STEP 1: Understand how a credit score is calculated
The first step is to understand how credit bureaus calculate credit scores. The credit score calculation is comprised of five different components. Those are:
- Loan and credit card payment history
- The amount of debt you have
- How old your credit history is (this is referred to as “age of credit.”)
- Types of credit you have (i.e. credit cards, loans, etc.)
- Outstanding and recent credit (i.e. what you owe currently in loans and other finance or have applied for)
It is important to try to have a good mixture of credit, split equally between cards and loans. This is known as diversifying your credit portfolio. It can help your credit score as you receive points for have a good repayment history for multiple sources. It suggests to lenders that you are an appealing borrower for many products, so you stand a better chance of receiving the more preferential rates.
STEP 2: Maintain a good credit repayment record
Once you understand the components of a credit score, you can see why it is important to repay you credit cards, loans and other financial obligations on time – outstanding and recent credit is given a significant weighting in calculating the overall score. Paying your utility bills on time or early is also another important aspect of maintaining a good credit repayment record – something seemingly small as a couple of late cell phone bill payments or a late cable bill can actually very quickly start to deteriorate your credit score with what are called records of default. Another motivator for paying your credit obligations and bills on time or early is to avoid the dreaded and expensive late payment charges that may be levied. Late and missed payment penalties are notoriously high and the record of the missed or late payment can adversely affect your credit score by suggesting to creditors. Pay on time and give the right, responsible message to future creditors.

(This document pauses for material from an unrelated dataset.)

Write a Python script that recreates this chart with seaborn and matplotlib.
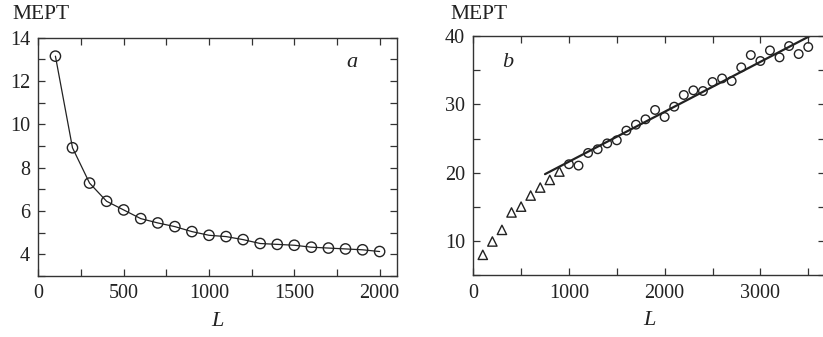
import matplotlib
matplotlib.use("Agg")
import matplotlib.pyplot as plt
import seaborn as sns
from matplotlib.ticker import MultipleLocator

# panel a
a_L = [100, 200, 300, 400, 500, 600, 700, 800, 900, 1000,
       1100, 1200, 1300, 1400, 1500, 1600, 1700, 1800, 1900, 2000]
a_mept = [13.15, 8.92, 7.29, 6.45, 6.05, 5.65, 5.45, 5.28, 5.05, 4.88,
          4.82, 4.68, 4.50, 4.46, 4.42, 4.33, 4.29, 4.25, 4.21, 4.13]

# panel b
b_tri_L = [100, 200, 300, 400, 500, 600, 700, 800, 900]
b_tri_mept = [8.0, 9.95, 11.65, 14.2, 15.05, 16.67, 17.84, 18.96, 20.18]
b_circ_L = [1000, 1100, 1200, 1300, 1400, 1500, 1600, 1700, 1800, 1900,
            2000, 2100, 2200, 2300, 2400, 2500, 2600, 2700, 2800, 2900,
            3000, 3100, 3200, 3300, 3400, 3500]
b_circ_mept = [21.25, 21.05, 22.9, 23.44, 24.3, 24.75, 26.17, 27.04, 27.82, 29.19,
               28.16, 29.67, 31.38, 32.06, 31.96, 33.28, 33.8, 33.42, 35.42, 37.22,
               36.35, 37.9, 36.88, 38.54, 37.37, 38.4]
b_fit_L = [750, 3530]
b_fit_mept = [19.8, 40.1]

sns.set_style("ticks")
plt.rcParams["font.family"] = ["Liberation Serif", "DejaVu Serif"]

fig = plt.figure(figsize=(8.23, 3.37), dpi=100)
ax1 = fig.add_axes([0.0466, 0.181, 0.4354, 0.707])
ax2 = fig.add_axes([0.575, 0.183, 0.428, 0.710])

edge = "#333333"


def style(ax):
    for s in ax.spines.values():
        s.set_color(edge)
        s.set_linewidth(1.0)
    ax.tick_params(which="both", direction="in", top=True, right=True,
                   color=edge, width=0.9, labelsize=14.5, labelcolor="#222222")
    ax.tick_params(which="major", length=5, pad=6)
    ax.tick_params(which="minor", length=5)


# panel a
sns.lineplot(x=a_L, y=a_mept, ax=ax1, color="#222222", linewidth=0.9)
sns.scatterplot(x=a_L, y=a_mept, ax=ax1, marker="o", s=55,
                facecolors="none", edgecolor="#222222", linewidth=1.0, zorder=3)
ax1.set_xlim(0, 2100)
ax1.set_ylim(3, 14)
ax1.xaxis.set_major_locator(MultipleLocator(500))
ax1.xaxis.set_minor_locator(MultipleLocator(250))
ax1.yaxis.set_major_locator(MultipleLocator(2))
ax1.yaxis.set_minor_locator(MultipleLocator(1))
style(ax1)
ax1.set_xlabel("L", fontsize=16, style="italic", labelpad=6, color="#222222")
ax1.set_ylabel("")
ax1.text(0.875, 0.894, "a", transform=ax1.transAxes, fontsize=16,
         style="italic", ha="center", va="center", color="#222222")
fig.text(0.0146, 0.958, "MEPT", fontsize=15.5, ha="left", va="center", color="#222222")

# panel b
sns.lineplot(x=b_fit_L, y=b_fit_mept, ax=ax2, color="#222222", linewidth=1.6)
sns.scatterplot(x=b_tri_L, y=b_tri_mept, ax=ax2, marker="^", s=45,
                facecolors="none", edgecolor="#222222", linewidth=1.0, zorder=3)
sns.scatterplot(x=b_circ_L, y=b_circ_mept, ax=ax2, marker="o", s=38,
                facecolors="none", edgecolor="#222222", linewidth=1.0, zorder=3)
ax2.set_xlim(0, 3680)
ax2.set_ylim(5, 40)
ax2.xaxis.set_major_locator(MultipleLocator(1000))
ax2.xaxis.set_minor_locator(MultipleLocator(500))
ax2.yaxis.set_major_locator(MultipleLocator(10))
ax2.yaxis.set_minor_locator(MultipleLocator(5))
style(ax2)
ax2.set_xlabel("L", fontsize=16, style="italic", labelpad=6, color="#222222")
ax2.set_ylabel("")
ax2.text(0.099, 0.89, "b", transform=ax2.transAxes, fontsize=16,
         style="italic", ha="center", va="center", color="#222222")
fig.text(0.547, 0.958, "MEPT", fontsize=15.5, ha="left", va="center", color="#222222")

fig.savefig("out.png", dpi=100)
plt.close(fig)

STEP 3: Stay in control of debt
Debt needs to be manageable in order to be repaid on time and to impact your credit score in the right way. Perhaps somewhat surprisingly, having a small amount of debt that is repaid on time and to a good ratio is better for your credit score versus repaying everything off each month. Keeping your credit card balance low is proven to give credit scores a boost by demonstrating to creditors that the borrower understands how to manage their debt effectively. It is also advisable to keep the number of loans and credit cards that you have active to a minimum.
This is because some creditors view borrowers with numerous credit cards with medium to high balances as high risk borrowers.
STEP 4: Keep old credit card accounts open
Many personal finance experts recommend that consumers should keep old credit card accounts open once paid off, rather than close them down. The trick is to use them every once in a while for small purchases that will be paid off in full at the due date. If you close these cards down, the credit bureaus will not receive reporting information on them. The cards will be marked as inactive, which can negatively impact your score. Remember that all reporting information that is positive (i.e. paid on time, no late payments) helps improve and maintain good credit scoring criteria.
STEP 5: Keep your application for credit to a minimum
You will have seen that credit applications also form part of the credit score calculation. In fact, credit inquiries contribute to 10% of your overall score. If you complete a number of credit applications in a short period of time, your credit score can be decimated. Be careful and discerning with making credit applications and remember that each time you make one, your credit score will decrease a little.
STEP 6: Keep checking your credit file
After doing all of this good work to improve and maintain your credit score, it is important to check that any mistakes recorded in your file are swiftly corrected. The law entitles you to one free credit report from each of the three major credit bureaus a year.